Schriftstellerinnen und Schriftsteller, die im Genre »life writing« publizieren – dazu gehören die Autofiktion, die Autosoziobiografie, das Memoir, der persönliche Essay –, werden häufig mit der Frage nach den autokathartischen Effekten ihres Schreibens konfrontiert. Ich selbst antworte meist frei heraus: Natürlich ist meine Arbeit »therapeutisch«. Der Topos vom Schreiben als »Medizin« lässt sich bis zu Platon zurückverfolgen. Bei ihm ist die Schrift ein pharmakon, was sowohl Heil- als auch Giftmittel bedeutet (sie bewahrt Erinnerungen, befördert aber auch das Vergessen).

Ich schreibe Autofiktion, um Dinge, die mir widerfahren sind, besser zu verstehen. Wenn ich etwas bereits vorab verstanden hätte, bräuchte ich nicht zu schreiben. Indem ich mich und mein Leben zum Gegenstand der Analyse mache, überschreite ich eine wirkmächtige historische Grenze. Immer wieder unterschätze ich, gegen wie viele gesellschaftliche Verbotsschilder ich als Frau dabei noch immer anschreibe.

In meinem Fall war dieses Verbot äußerst konkret. Mein Vater wollte nicht, dass ich Schriftstellerin werde. Früh fürchtete er, dass ich eines Tages über unsere Familie schreiben könnte. Fast zwei Jahrzehnte lang habe ich um den Kern meines Erzählens gewissermaßen herumgeschrieben. Ich habe Fiktion um Fiktion erfunden, Kostüm um Kostüm.

Ich-Sagen

Lügen über meine Mutter ist mein erster Roman, der in der ersten Person erzählt. Mir scheint, dass sich ein Großteil der Skepsis gegenüber der Autofiktion an dem Wort »ich« entzündet. Interessant ist, dass das Erzählen in der ersten Person wahlweise entweder als zu klein und zu privat oder als zu anmaßend empfunden wird.

Für mich liegt die Magie des autofiktionalen Ich in seiner Intimität. Seiner Direktheit. Wer in »Ich«-Form schreibt, exponiert und zeigt sich in seiner subjektiven Sicht auf sich und die Welt: So und so und nicht anders empfinde ich. So und so und nicht anders erkläre ich mir diese oder jene Zusammenhänge.
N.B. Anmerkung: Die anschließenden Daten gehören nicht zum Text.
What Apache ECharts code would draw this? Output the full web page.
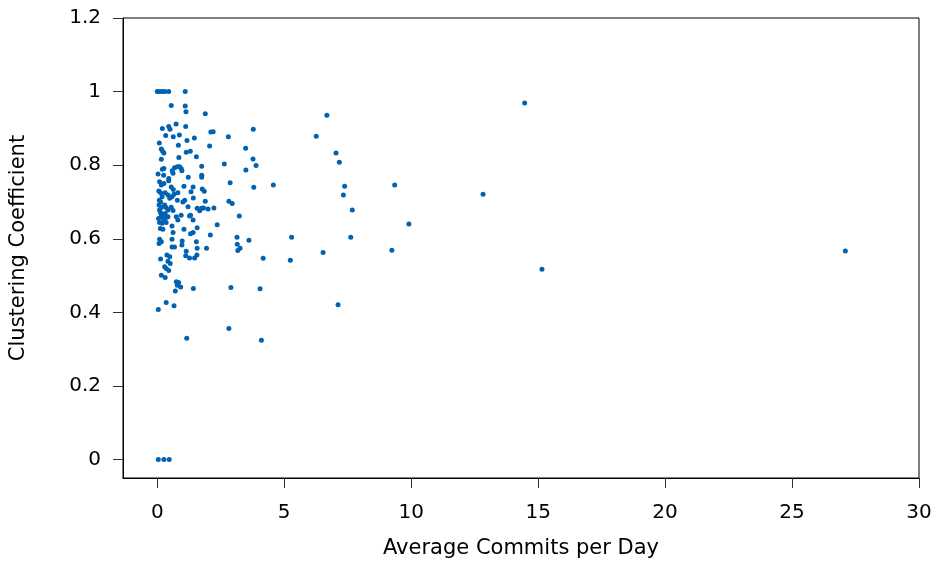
<!DOCTYPE html>
<html>
<head>
<meta charset="utf-8">
<script src="https://cdn.jsdelivr.net/npm/echarts@6/dist/echarts.min.js"></script>
<style>
  html, body { margin: 0; padding: 0; background: #fff; }
  #chart { width: 941px; height: 567px; }
</style>
</head>
<body>
<div id="chart"></div>
<script>
// average commits per day (x) and clustering coefficient (y)
const avgCommits = [
  14.47, 27.1, 15.15, 12.83, 9.91, 9.35, 9.24, 7.68, 7.62, 7.38, 7.33, 7.17, 7.04, 7.12, 6.68, 6.26, 6.53,
  5.29, 5.24, 4.57, 4.17, 4.05, 4.1, 3.78, 3.77, 3.89, 3.8, 3.61, 3.48, 3.49, 3.23, 3.14, 3.15, 3.26, 3.17,
  2.95, 2.82, 2.87, 2.9, 2.82, 2.8, 2.64, 2.36, 2.09, 1.94, 1.89, 2.11, 2.2, 2.06, 1.75, 1.75, 1.75,
  1.77, 1.85, 1.89, 1.57, 1.67, 1.74, 1.82, 2.0, 2.23,
  0, 0.1, 0.2, 0.3, 0.45, 1.1,
  0.55, 1.1, 1.13,
  0.2, 0.45, 0.5, 0.74, 1.12,
  0.33, 0.63, 0.87, 1.17, 1.46,
  0.08, 0.83,
  0.16, 0.21, 0.26, 1.14, 1.3,
  0.85, 1.54, 0.16,
  0.03, 0.2, 0.26, 0.25, 0.45, 0.45,
  0.59, 0.68, 0.79, 0.88, 0.94, 0.97,
  0.62, 1.22,
  0.09, 0.16, 0.26, 1.05, 1.41,
  0.55, 0.63,
  0.06, 0.13, 0.31, 0.42,
  0.19, 0.08, 0.13,
  0.49, 0.58, 0.66,
  0.81, 0.79,
  1.01, 1.08, 1.42, 1.33,
  1.21, 1.31,
  0.07, 0.16, 0.09, 0.13, 0.19,
  0.29, 0.35, 0.42, 0.31, 0.42,
  0.55, 0.62, 0.94,
  0.05, 0.15, 0.25, 0.35, 0.75, 0.81, 1.27, 1.41,
  0.09, 0.19, 0.35,
  0.12, 0.22, 0.58, 1.05, 1.31, 1.41, 1.57, 0.62,
  0.09, 0.16, 0.07, 0.58, 0.98, 0.97, 1.54, 1.57, 0.58, 0.68, 1.14, 1.12, 1.27, 1.47, 1.56,
  0.38, 0.49, 0.13, 0.42, 0.51, 0.29, 0.35, 0.45, 0.16, 0.31,
  0.75, 0.84, 0.79, 0.92, 0.71, 1.42, 0.35, 0.66, 0.04, 1.16,
  0.04, 0.26, 0.47
];
const clusteringCoef = [
  0.969, 0.567, 0.517, 0.721, 0.640, 0.746, 0.569, 0.678, 0.604, 0.743, 0.719, 0.808, 0.833, 0.421, 0.936, 0.879, 0.563,
  0.604, 0.542, 0.746, 0.547, 0.464, 0.324, 0.898, 0.817, 0.799, 0.740, 0.596, 0.846, 0.787, 0.662, 0.604, 0.585, 0.574, 0.568,
  0.696, 0.702, 0.752, 0.468, 0.356, 0.877, 0.803, 0.638, 0.610, 0.574, 0.940, 0.890, 0.891, 0.852, 0.797, 0.773, 0.767,
  0.735, 0.729, 0.702, 0.683, 0.676, 0.683, 0.684, 0.681, 0.684,
  1, 1, 1, 1, 1, 1,
  0.962, 0.961, 0.945,
  0.900, 0.905, 0.898, 0.912, 0.905,
  0.881, 0.877, 0.882, 0.867, 0.874,
  0.860, 0.854,
  0.844, 0.838, 0.833, 0.835, 0.838,
  0.821, 0.823, 0.816,
  0.776, 0.789, 0.791, 0.773, 0.764, 0.758,
  0.785, 0.793, 0.796, 0.796, 0.791, 0.785,
  0.778, 0.767,
  0.755, 0.746, 0.750, 0.743, 0.741,
  0.741, 0.734,
  0.730, 0.725, 0.725, 0.719,
  0.714, 0.705, 0.700,
  0.710, 0.714, 0.721,
  0.725, 0.705,
  0.700, 0.705, 0.711, 0.728,
  0.687, 0.664,
  0.692, 0.685, 0.678, 0.671, 0.664,
  0.692, 0.685, 0.678, 0.669, 0.660,
  0.686, 0.677, 0.664,
  0.655, 0.660, 0.652, 0.658, 0.660, 0.651, 0.662, 0.651,
  0.644, 0.642, 0.644,
  0.628, 0.626, 0.635, 0.626, 0.614, 0.617, 0.630, 0.617,
  0.599, 0.592, 0.587, 0.599, 0.594, 0.583, 0.592, 0.574, 0.578, 0.578, 0.566, 0.554, 0.548, 0.548, 0.556,
  0.556, 0.551, 0.545, 0.539, 0.533, 0.524, 0.519, 0.514, 0.501, 0.495,
  0.483, 0.481, 0.474, 0.469, 0.458, 0.465, 0.427, 0.418, 0.408, 0.330,
  0, 0, 0
];
const xTicks = [0, 5, 10, 15, 20, 25, 30];
const yTicks = [0, 0.2, 0.4, 0.6, 0.8, 1, 1.2];

const chart = echarts.init(document.getElementById('chart'));
const font = 'DejaVu Sans';

const option = {
  animation: false,
  grid: {
    left: 123, right: 22, top: 18, bottom: 89,
    show: true, borderColor: '#000', borderWidth: 1
  },
  xAxis: {
    type: 'value',
    min: -1.35,
    max: 30,
    name: 'Average Commits per Day',
    nameLocation: 'middle',
    nameGap: 60,
    nameTextStyle: { fontFamily: font, fontSize: 21, color: '#000' },
    axisLine: { onZero: false, lineStyle: { color: '#000', width: 1 } },
    axisTick: { show: true, inside: false, length: 10, customValues: xTicks, lineStyle: { color: '#333' } },
    axisLabel: { customValues: xTicks, margin: 25, fontFamily: font, fontSize: 20, color: '#000' },
    splitLine: { show: false }
  },
  yAxis: {
    type: 'value',
    min: -0.05,
    max: 1.2,
    name: 'Clustering Coefficient',
    nameLocation: 'middle',
    nameGap: 94,
    nameTextStyle: { fontFamily: font, fontSize: 21, color: '#000' },
    axisLine: { show: true, onZero: false, lineStyle: { color: '#000', width: 1 } },
    axisTick: { show: true, inside: false, length: 10, customValues: yTicks, lineStyle: { color: '#333' } },
    axisLabel: { customValues: yTicks, margin: 22, fontFamily: font, fontSize: 20, color: '#000' },
    splitLine: { show: false }
  },
  series: [{
    type: 'scatter',
    symbolSize: 5,
    itemStyle: { color: '#0062b1', opacity: 1 },
    data: avgCommits.map((x, i) => [x, clusteringCoef[i]])
  }]
};

chart.setOption(option);
</script>
</body>
</html>
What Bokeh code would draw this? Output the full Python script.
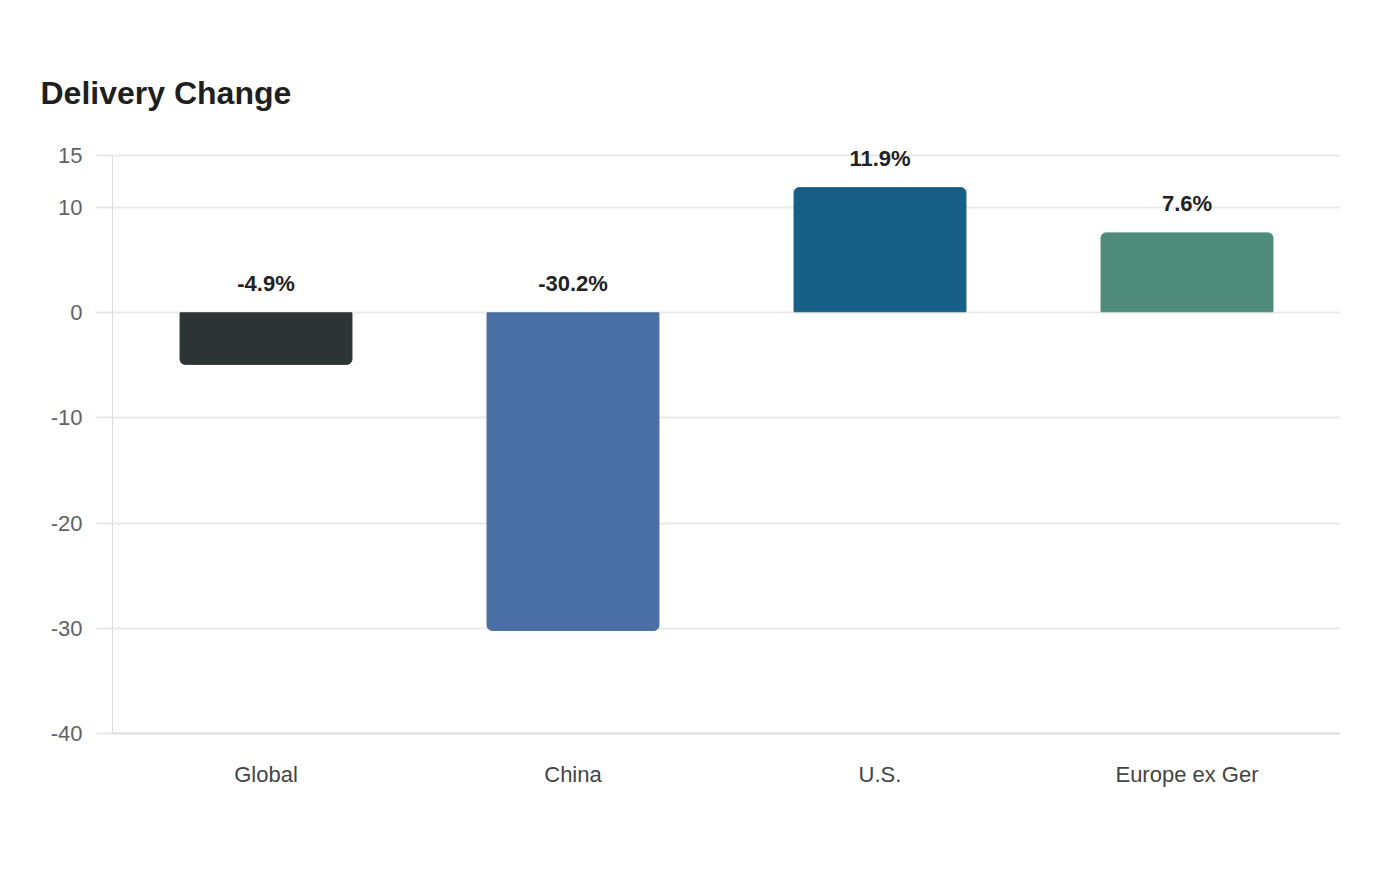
from bokeh.plotting import figure
from bokeh.models import Range1d, FixedTicker, ColumnDataSource, PrintfTickFormatter
from bokeh.core.properties import value
from bokeh.embed import file_html
from bokeh.resources import INLINE

# Year-over-year delivery change by region (%)
regions = ["Global", "China", "U.S.", "Europe ex Ger"]
changes = [-4.9, -30.2, 11.9, 7.6]
colors = ["#2d3436", "#4a6fa5", "#175f86", "#4e8b7a"]
y_ticks = [-40, -30, -20, -10, 0, 10, 15]

FONT = "Liberation Sans"

# Headroom above 15 keeps the value labels inside the frame; the axis itself stops at 15
p = figure(
    x_range=regions,
    y_range=Range1d(-40, 18),
    width=1400,
    height=880,
    output_backend="svg",
    toolbar_location=None,
    min_border_left=112,
    min_border_right=60,
    min_border_top=123,
    min_border_bottom=147,
)
p.outline_line_color = None
p.background_fill_color = "white"
p.border_fill_color = "white"

# Title
p.title.text = "Delivery Change"
p.title.text_font = FONT
p.title.text_font_size = "32px"
p.title.text_font_style = "bold"
p.title.text_color = "#1f1f1f"
p.title.align = "left"
p.title.offset = -72
p.title.standoff = 25

# Split into positive / negative so the rounded corners sit on the bar's far end
pos = ColumnDataSource(dict(
    x=[r for r, v in zip(regions, changes) if v >= 0],
    top=[v for v in changes if v >= 0],
    color=[c for c, v in zip(colors, changes) if v >= 0],
))
neg = ColumnDataSource(dict(
    x=[r for r, v in zip(regions, changes) if v < 0],
    top=[v for v in changes if v < 0],
    color=[c for c, v in zip(colors, changes) if v < 0],
))
p.vbar(x="x", top="top", bottom=0.1, width=0.56, fill_color="color",
       line_color="color", source=pos, border_radius=(5, 5, 0, 0))
p.vbar(x="x", top="top", bottom=0, width=0.56, fill_color="color",
       line_color="color", source=neg, border_radius=(0, 0, 5, 5))

# Value labels, placed above the bar or above the zero line
labels = ColumnDataSource(dict(
    x=regions,
    y=[max(v, 0) for v in changes],
    text=[f"{v:.1f}%" for v in changes],
))
p.text(x="x", y="y", text="text", source=labels, y_offset=-29,
       text_align="center", text_baseline="middle",
       text_font=value(FONT), text_font_size="22px",
       text_font_style="bold", text_color="#222222")

# Axes
p.yaxis.ticker = FixedTicker(ticks=y_ticks)
p.yaxis.bounds = (-40, 15)
p.yaxis.formatter = PrintfTickFormatter(format="%d")
p.yaxis.axis_line_color = "#dddddd"
p.yaxis.axis_line_width = 1
p.yaxis.major_tick_line_color = "#e8e8e8"
p.yaxis.major_tick_line_width = 2
p.yaxis.major_tick_out = 16
p.yaxis.major_tick_in = 0
p.yaxis.minor_tick_line_color = None
p.yaxis.major_label_standoff = 14
p.yaxis.major_label_text_font = FONT
p.yaxis.major_label_text_font_size = "22px"
p.yaxis.major_label_text_color = "#5f6368"

p.xaxis.axis_line_color = "#dddddd"
p.xaxis.axis_line_width = 2
p.xaxis.major_tick_line_color = None
p.xaxis.minor_tick_line_color = None
p.xaxis.major_label_standoff = 22
p.xaxis.major_label_text_font = FONT
p.xaxis.major_label_text_font_size = "22px"
p.xaxis.major_label_text_color = "#444444"

p.xgrid.grid_line_color = None
p.ygrid.grid_line_color = "#eaeaea"
p.ygrid.grid_line_width = 2

open("out.html", "w").write(file_html(p, INLINE))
Als Leserin wiederum höre ich einer Stimme, die »ich« sagt, ganz anders zu. Für die Dauer der Lektüre bin ich bereit, mich einer anderen Stimme und ihrer Blickführung anzuvertrauen. Und zwar ganz unabhängig davon, ob ich die Stimme des Textes mit der der Autorin gleichsetze. Wer auf diese Weise »ich« sagt, öffnet – schreibend – einen intimen Raum und beschenkt Leserinnen und Leser mit seinem unverwechselbaren Blick auf die Welt. Mich persönlich interessiert beim Lesen nicht so sehr, was genau ein autofiktionales Ich wirklich erlebt hat. Viel faszinierender finde ich die besondere Energie, die es freisetzt. Den Sog, den es entfaltet. Das Ich des Texts trifft im Lesen auf ein anderes Ich. Es entsteht ein Spiegelkabinett aus Identifikation und Differenz.

Traditionslinien

Mein autofiktionales Ich hat ein gewichtiges Vorbild. Bevor ich anfing zu schreiben, schrieb ich eine Dissertation über die Schriftstellerin Yōko Tawada, deren Texte häufig in Ich-Perspektive verfasst sind. Ihr personal essay war das Medium meines Transits. Ausgerechnet die persönlichste, direkteste und damit ungeschützteste Art zu erzählen verlieh mir Sicherheit. Sie verankerte und situierte mich.